== Short problem ==
Report every line in the listing below where the string "this" shows up.

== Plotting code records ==
━━━━━━━━━━━━━━━━
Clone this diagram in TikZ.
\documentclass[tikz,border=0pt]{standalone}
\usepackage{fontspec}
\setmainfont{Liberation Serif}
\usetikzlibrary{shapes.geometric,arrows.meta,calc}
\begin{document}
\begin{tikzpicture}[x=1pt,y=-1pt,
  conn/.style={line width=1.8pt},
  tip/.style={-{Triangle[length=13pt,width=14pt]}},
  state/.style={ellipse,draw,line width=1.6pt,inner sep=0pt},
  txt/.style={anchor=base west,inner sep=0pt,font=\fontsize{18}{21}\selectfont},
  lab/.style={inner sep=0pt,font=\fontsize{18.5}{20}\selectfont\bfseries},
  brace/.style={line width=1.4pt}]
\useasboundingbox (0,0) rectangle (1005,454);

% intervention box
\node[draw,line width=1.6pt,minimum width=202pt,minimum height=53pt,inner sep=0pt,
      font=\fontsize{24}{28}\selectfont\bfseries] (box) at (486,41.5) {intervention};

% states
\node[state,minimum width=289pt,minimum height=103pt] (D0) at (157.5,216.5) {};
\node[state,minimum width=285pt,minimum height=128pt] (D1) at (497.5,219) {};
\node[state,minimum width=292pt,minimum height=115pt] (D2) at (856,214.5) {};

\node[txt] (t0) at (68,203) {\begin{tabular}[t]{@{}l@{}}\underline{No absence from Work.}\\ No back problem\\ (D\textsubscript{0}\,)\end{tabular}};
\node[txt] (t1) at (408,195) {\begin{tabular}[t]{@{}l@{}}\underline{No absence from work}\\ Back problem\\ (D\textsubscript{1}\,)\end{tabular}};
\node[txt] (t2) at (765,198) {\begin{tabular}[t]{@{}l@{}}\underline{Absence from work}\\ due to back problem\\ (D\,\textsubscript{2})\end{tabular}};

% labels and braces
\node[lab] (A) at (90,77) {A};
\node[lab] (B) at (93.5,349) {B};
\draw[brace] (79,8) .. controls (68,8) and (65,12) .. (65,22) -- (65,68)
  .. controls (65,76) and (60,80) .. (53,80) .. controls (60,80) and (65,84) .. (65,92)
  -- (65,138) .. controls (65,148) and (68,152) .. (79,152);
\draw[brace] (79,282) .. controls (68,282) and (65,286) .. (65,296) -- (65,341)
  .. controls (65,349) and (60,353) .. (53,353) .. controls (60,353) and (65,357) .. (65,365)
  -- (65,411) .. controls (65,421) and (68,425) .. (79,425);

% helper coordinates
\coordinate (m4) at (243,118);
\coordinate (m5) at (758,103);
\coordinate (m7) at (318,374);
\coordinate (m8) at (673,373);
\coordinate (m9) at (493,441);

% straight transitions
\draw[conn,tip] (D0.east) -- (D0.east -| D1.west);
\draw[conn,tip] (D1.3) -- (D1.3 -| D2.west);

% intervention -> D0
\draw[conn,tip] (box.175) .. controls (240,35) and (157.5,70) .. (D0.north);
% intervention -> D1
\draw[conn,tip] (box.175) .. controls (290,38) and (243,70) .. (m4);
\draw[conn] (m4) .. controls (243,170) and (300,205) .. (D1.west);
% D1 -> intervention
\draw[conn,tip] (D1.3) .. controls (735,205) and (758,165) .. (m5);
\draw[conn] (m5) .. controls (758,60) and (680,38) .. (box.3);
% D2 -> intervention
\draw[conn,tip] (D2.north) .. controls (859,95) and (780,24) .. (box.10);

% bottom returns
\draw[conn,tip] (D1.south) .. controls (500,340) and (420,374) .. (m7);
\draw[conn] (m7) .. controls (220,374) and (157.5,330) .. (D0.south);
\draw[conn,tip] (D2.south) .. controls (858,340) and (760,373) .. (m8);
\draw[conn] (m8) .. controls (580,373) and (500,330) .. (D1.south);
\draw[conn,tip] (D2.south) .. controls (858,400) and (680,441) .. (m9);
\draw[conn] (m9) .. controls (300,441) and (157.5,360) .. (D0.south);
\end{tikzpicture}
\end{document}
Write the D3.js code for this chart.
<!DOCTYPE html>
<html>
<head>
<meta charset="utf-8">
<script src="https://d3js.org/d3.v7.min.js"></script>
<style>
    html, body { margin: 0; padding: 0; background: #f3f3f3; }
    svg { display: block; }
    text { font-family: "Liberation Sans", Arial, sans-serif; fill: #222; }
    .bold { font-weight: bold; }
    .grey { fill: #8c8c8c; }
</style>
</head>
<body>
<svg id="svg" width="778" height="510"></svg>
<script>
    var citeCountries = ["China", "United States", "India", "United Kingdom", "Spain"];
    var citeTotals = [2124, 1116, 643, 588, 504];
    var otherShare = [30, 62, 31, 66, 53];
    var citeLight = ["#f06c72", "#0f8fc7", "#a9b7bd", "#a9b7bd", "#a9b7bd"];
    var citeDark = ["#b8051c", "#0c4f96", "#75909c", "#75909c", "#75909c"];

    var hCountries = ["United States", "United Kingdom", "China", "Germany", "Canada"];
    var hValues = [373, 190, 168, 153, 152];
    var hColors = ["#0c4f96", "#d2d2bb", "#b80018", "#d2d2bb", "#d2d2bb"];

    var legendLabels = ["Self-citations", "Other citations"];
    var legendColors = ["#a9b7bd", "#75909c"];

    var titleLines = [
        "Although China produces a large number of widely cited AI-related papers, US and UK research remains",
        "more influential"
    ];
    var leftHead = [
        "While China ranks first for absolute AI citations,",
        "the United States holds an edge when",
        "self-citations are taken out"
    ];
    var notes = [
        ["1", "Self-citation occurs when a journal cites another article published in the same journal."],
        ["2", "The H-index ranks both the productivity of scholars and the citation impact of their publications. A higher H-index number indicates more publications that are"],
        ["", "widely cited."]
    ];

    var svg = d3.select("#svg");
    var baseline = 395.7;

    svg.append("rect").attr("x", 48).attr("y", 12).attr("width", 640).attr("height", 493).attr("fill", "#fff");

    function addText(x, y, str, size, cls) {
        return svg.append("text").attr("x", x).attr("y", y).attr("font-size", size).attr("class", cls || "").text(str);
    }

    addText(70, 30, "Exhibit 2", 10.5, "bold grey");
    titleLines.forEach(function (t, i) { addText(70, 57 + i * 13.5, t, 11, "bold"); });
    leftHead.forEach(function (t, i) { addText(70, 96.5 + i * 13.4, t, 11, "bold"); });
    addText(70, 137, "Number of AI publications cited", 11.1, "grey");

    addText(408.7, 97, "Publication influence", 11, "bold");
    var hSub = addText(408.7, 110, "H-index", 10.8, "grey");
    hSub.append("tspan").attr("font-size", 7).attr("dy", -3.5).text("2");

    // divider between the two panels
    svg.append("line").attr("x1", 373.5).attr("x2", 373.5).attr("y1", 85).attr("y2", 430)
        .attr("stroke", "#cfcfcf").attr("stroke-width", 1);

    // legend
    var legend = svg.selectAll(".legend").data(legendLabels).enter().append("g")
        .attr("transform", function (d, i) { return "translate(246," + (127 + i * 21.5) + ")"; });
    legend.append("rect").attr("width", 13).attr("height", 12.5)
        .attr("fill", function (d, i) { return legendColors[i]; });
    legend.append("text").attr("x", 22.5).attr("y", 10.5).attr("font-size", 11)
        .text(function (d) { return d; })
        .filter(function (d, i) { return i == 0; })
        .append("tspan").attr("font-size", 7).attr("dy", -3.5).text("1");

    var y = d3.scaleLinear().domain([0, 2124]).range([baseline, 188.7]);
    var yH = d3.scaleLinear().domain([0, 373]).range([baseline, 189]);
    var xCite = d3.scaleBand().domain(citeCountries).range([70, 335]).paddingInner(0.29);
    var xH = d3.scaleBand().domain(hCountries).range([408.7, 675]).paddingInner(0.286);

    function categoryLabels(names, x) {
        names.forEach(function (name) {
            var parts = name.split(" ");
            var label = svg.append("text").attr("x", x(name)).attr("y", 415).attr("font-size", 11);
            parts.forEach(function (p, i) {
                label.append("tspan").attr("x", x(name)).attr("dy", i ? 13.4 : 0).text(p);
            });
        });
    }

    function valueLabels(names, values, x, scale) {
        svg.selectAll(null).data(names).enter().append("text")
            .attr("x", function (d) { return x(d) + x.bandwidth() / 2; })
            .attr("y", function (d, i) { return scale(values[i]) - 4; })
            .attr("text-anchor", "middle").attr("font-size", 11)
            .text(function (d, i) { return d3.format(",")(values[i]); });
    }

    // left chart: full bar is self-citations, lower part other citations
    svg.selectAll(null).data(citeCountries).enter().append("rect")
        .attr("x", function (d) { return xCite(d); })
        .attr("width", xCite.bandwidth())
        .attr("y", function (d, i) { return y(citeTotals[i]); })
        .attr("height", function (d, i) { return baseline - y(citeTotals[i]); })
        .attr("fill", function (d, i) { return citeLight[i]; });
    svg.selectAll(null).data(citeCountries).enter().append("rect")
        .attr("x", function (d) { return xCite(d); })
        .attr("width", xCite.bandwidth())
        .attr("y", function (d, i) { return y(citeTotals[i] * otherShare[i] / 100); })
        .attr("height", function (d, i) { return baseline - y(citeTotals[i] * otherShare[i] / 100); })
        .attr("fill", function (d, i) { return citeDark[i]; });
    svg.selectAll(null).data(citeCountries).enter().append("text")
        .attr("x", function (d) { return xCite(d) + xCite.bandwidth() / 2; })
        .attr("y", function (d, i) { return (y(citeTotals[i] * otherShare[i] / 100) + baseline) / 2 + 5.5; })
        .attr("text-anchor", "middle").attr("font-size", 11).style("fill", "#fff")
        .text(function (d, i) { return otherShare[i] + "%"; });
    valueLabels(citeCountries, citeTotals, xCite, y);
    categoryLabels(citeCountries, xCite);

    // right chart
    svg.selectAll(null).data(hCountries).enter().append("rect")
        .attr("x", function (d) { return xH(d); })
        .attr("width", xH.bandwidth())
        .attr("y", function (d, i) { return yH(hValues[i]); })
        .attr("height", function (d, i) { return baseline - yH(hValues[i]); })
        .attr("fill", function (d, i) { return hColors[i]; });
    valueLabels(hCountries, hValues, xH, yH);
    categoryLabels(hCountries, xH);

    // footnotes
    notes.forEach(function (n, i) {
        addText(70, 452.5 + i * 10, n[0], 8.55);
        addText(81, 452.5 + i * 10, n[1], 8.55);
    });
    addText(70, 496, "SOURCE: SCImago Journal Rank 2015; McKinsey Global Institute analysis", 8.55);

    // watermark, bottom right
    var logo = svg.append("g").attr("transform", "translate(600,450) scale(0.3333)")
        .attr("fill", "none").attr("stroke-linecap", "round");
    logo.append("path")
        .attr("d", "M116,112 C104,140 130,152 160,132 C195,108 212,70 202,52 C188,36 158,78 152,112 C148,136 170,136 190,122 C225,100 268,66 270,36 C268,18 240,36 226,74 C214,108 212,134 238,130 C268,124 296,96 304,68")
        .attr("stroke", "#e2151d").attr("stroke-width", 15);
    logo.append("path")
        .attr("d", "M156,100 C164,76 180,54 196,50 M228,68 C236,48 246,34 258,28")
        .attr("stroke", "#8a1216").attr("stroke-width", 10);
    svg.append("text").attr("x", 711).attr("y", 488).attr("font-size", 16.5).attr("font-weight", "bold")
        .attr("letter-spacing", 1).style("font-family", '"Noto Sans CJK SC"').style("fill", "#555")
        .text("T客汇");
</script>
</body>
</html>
━━━━━━━━━━━━━━━━
== Correct result ==
Clone this diagram in TikZ.
Write the D3.js code for this chart.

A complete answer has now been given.